• STATED GOAL: Transcribe every line from the top down to the line with "production = [0.0, 25.6, 10.4, 61.7, 82.6, 87.0]", both ends included, but not the pictures.

===== PROVIDED MATERIAL

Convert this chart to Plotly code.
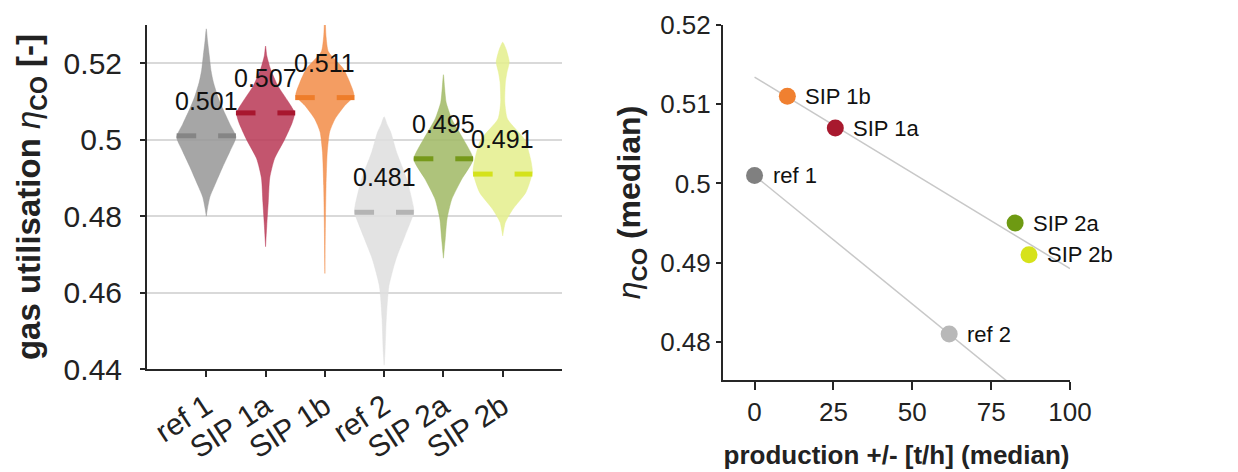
import numpy as np
import plotly.graph_objects as go

# ---- data -------------------------------------------------------------
groups = ["ref 1", "SIP 1a", "SIP 1b", "ref 2", "SIP 2a", "SIP 2b"]
medians = [0.501, 0.507, 0.511, 0.481, 0.495, 0.491]
production = [0.0, 25.6, 10.4, 61.7, 82.6, 87.0]

# violin outlines: eta levels and half-widths (category units)
ref1_levels = [0.529, 0.526, 0.522, 0.518, 0.515, 0.511, 0.508, 0.504, 0.5007, 0.497, 0.493, 0.488, 0.485, 0.482, 0.480]
ref1_widths = [0.0, 0.02, 0.05, 0.08, 0.12, 0.20, 0.28, 0.40, 0.50, 0.40, 0.28, 0.14, 0.06, 0.02, 0.0]
sip1a_levels = [0.5245, 0.522, 0.5186, 0.514, 0.510, 0.507, 0.5045, 0.500, 0.495, 0.490, 0.4836, 0.4775, 0.472]
sip1a_widths = [0.0, 0.02, 0.08, 0.21, 0.38, 0.49, 0.45, 0.32, 0.15, 0.07, 0.045, 0.02, 0.0]
sip1b_levels = [0.530, 0.527, 0.523, 0.5186, 0.515, 0.5115, 0.509, 0.5054, 0.502, 0.4967, 0.488, 0.479, 0.465]
sip1b_widths = [0.01, 0.02, 0.06, 0.31, 0.42, 0.49, 0.34, 0.17, 0.08, 0.04, 0.02, 0.01, 0.0]
ref2_levels = [0.506, 0.504, 0.502, 0.4967, 0.4897, 0.4827, 0.481, 0.4748, 0.4688, 0.4617, 0.453, 0.4444, 0.441]
ref2_widths = [0.0, 0.05, 0.11, 0.21, 0.38, 0.49, 0.50, 0.35, 0.20, 0.08, 0.035, 0.015, 0.0]
sip2a_levels = [0.517, 0.5135, 0.5098, 0.5054, 0.500, 0.4949, 0.4897, 0.4844, 0.4792, 0.474, 0.469]
sip2a_widths = [0.0, 0.02, 0.045, 0.14, 0.34, 0.50, 0.31, 0.14, 0.06, 0.03, 0.0]
sip2b_levels = [0.5255, 0.5235, 0.5203, 0.5175, 0.515, 0.5098, 0.5054, 0.500, 0.4949, 0.4915, 0.4862, 0.4818, 0.4784, 0.4748]
sip2b_widths = [0.0, 0.06, 0.11, 0.07, 0.045, 0.035, 0.08, 0.37, 0.47, 0.50, 0.39, 0.17, 0.045, 0.0]

levels = [ref1_levels, sip1a_levels, sip1b_levels, ref2_levels, sip2a_levels, sip2b_levels]
widths = [ref1_widths, sip1a_widths, sip1b_widths, ref2_widths, sip2a_widths, sip2b_widths]

# ---- styles -----------------------------------------------------------
body_colors = ["rgba(150,150,150,0.85)", "rgba(185,55,85,0.85)", "rgba(242,140,70,0.85)",
               "rgba(222,222,222,0.85)", "rgba(160,185,100,0.85)", "rgba(228,238,140,0.85)"]
median_colors = ["#858585", "#a8162e", "#ee7d2a", "#b4b4b4", "#76991a", "#d4e21c"]
point_colors = ["#808080", "#a8192e", "#f08030", "#b8b8b8", "#6e9a12", "#d6e21a"]
FONT = "Liberation Sans, Arial, sans-serif"
AX = "#262626"
TXT = "#222222"

fig = go.Figure()

# ---- left panel: violins ---------------------------------------------
for i, (lv, wd) in enumerate(zip(levels, widths)):
    c = i + 1
    lv = np.asarray(lv)
    wd = np.asarray(wd)
    xs = np.concatenate([c - wd, (c + wd)[::-1]])
    ys = np.concatenate([lv, lv[::-1]])
    fig.add_trace(go.Scatter(
        x=xs, y=ys, mode="lines", fill="toself", fillcolor=body_colors[i],
        line=dict(color=body_colors[i], width=0.5, shape="spline", smoothing=0.6),
        xaxis="x", yaxis="y", showlegend=False, hoverinfo="skip"))
    m = medians[i]
    fig.add_trace(go.Scatter(
        x=[c - 0.5, c - 0.17, None, c + 0.2, c + 0.5], y=[m, m, None, m, m],
        mode="lines", line=dict(color=median_colors[i], width=5),
        xaxis="x", yaxis="y", showlegend=False, hoverinfo="skip"))
    fig.add_annotation(x=c, y=m, xref="x", yref="y", text=f"{m:.3f}", showarrow=False,
                       yshift=35, font=dict(family=FONT, size=25, color="#111111"))

# ---- right panel: medians vs production ------------------------------
sip_idx = [1, 2, 4, 5]
ref_idx = [0, 3]
xfit = np.array([0.0, 100.0])
for idx in (sip_idx, ref_idx):
    px = np.array([production[k] for k in idx])
    py = np.array([medians[k] for k in idx])
    k, d = np.polyfit(px, py, 1)
    fig.add_trace(go.Scatter(x=xfit, y=k * xfit + d, mode="lines",
                             line=dict(color="#c8c8c8", width=1.5),
                             xaxis="x2", yaxis="y2", showlegend=False, hoverinfo="skip"))

fig.add_trace(go.Scatter(x=production, y=medians, mode="markers",
                         marker=dict(size=17, color=point_colors, line=dict(width=0)),
                         xaxis="x2", yaxis="y2", showlegend=False))
for i, g in enumerate(groups):
    fig.add_annotation(x=production[i], y=medians[i], xref="x2", yref="y2", text=g,
                       showarrow=False, xanchor="left", xshift=16,
                       font=dict(family=FONT, size=22, color="#111111"))

# ---- axes -------------------------------------------------------------
W, H = 1238, 472
common = dict(showline=True, linecolor=AX, linewidth=2, ticks="outside", tickcolor=AX,
              tickwidth=2, zeroline=False, mirror=False, automargin=False)

fig.update_layout(
    width=W, height=H, margin=dict(l=0, r=0, t=0, b=0, autoexpand=False),
    paper_bgcolor="white", plot_bgcolor="white",
    font=dict(family=FONT, color=TXT),
    xaxis=dict(domain=[147 / W, 562 / W], range=[0, 7], tickvals=[1, 2, 3, 4, 5, 6],
               ticktext=groups, tickangle=-33, ticklen=6, showgrid=False,
               tickfont=dict(size=30, family=FONT, color=TXT), anchor="y", **common),
    yaxis=dict(domain=[1 - 369 / H, 1 - 25 / H], range=[0.44, 0.53],
               tickvals=[0.44, 0.46, 0.48, 0.5, 0.52], ticktext=["0.44", "0.46", "0.48", "0.5", "0.52"],
               ticklen=5, ticklabelstandoff=12, showgrid=True, gridcolor="#d9d9d9", gridwidth=2,
               tickfont=dict(size=30, family=FONT, color=TXT), anchor="x",
               title=dict(text="<b>gas utilisation</b> <i>η</i><b><sub>CO</sub> [-]</b>",
                          font=dict(size=33, family=FONT, color=TXT), standoff=13),
               **common),
    xaxis2=dict(domain=[723 / W, 1070 / W], range=[-10, 100], tickvals=[0, 25, 50, 75, 100],
                ticklen=8, showgrid=False, anchor="y2",
                tickfont=dict(size=26, family=FONT, color=TXT),
                title=dict(text="<b>production +/- [t/h] (median)</b>",
                           font=dict(size=26, family=FONT, color=TXT), standoff=20),
                **common),
    yaxis2=dict(domain=[1 - 380 / H, 1 - 25 / H], range=[0.4752, 0.52],
                tickvals=[0.48, 0.49, 0.5, 0.51, 0.52], ticktext=["0.48", "0.49", "0.5", "0.51", "0.52"],
                ticklen=5, showgrid=False, anchor="x2",
                tickfont=dict(size=26, family=FONT, color=TXT),
                title=dict(text="<i>η</i><b><sub>CO</sub> (median)</b>",
                           font=dict(size=32, family=FONT, color=TXT), standoff=10),
                **common),
)

fig.write_html("out.html")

==========

• EXPECTED ANSWER:
Convert this chart to Plotly code.
import numpy as np
import plotly.graph_objects as go

# ---- data -------------------------------------------------------------
groups = ["ref 1", "SIP 1a", "SIP 1b", "ref 2", "SIP 2a", "SIP 2b"]
medians = [0.501, 0.507, 0.511, 0.481, 0.495, 0.491]
production = [0.0, 25.6, 10.4, 61.7, 82.6, 87.0]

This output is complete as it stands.